乾燥路面では、まるでボンネットがないかのようにフロント下180度の視覚を確保する「クリアサイト・グラウンドビュー」が使用できる。通常ボンネットで隠れて見えない前輪のすぐ前方エリアの映像を車内中央のタッチスクリーンに表示することができる。
最新のパワーユニットとインフォテイメント
新型ディフェンダーは、マイルドハイブリッドを搭載した300ps/400Nmを発生する4気筒P300エンジンとパワフルな6気筒P400の400ps/550Nmガソリン・モデルをラインアップ。このほかに200ps/430Nmの4気筒ディーゼル・エンジンD200と、240ps/430Nmを発生するD240の2種類もラインアップされている。

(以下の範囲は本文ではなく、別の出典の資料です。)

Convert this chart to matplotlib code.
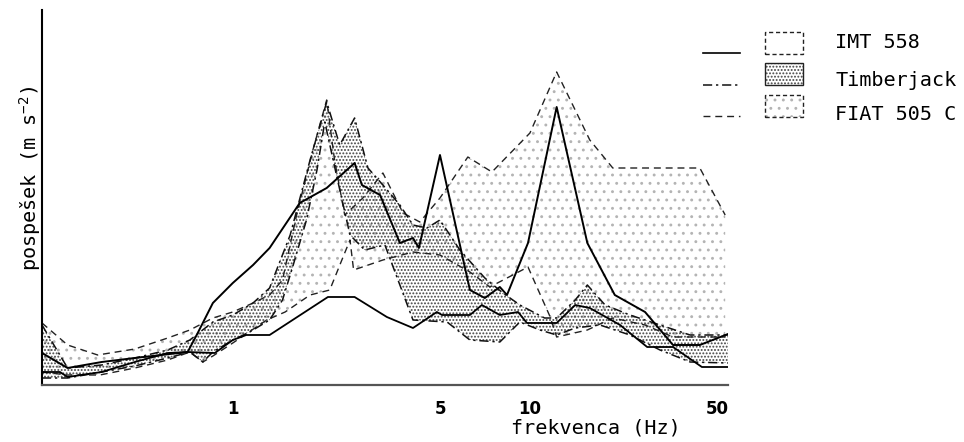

さらに2020年にはPHEVモデルも追加される。
インフォテイメントの分野では、最新技術を採用した「Pivi Pro」をジャガー・ランドローバーとして初採用。次世代タッチスクリーンは、より直観的かつユーザーフレンドリーで、使用頻度の高いタスクを簡単に操作できる。
またSoftware-Over-The-Air(SOTA)テクノロジーを採用し、リモートでアップデート情報を受信できる14の独立モジュールを搭載している。ドライバーが自宅で寝ている間や出先でもデータをダウンロードすることが可能。アップデート情報が次々と車両に転送され、迅速に、ディーラー店舗を訪れる必要もなく、車両のソフトウエアを更新をし続けることができる。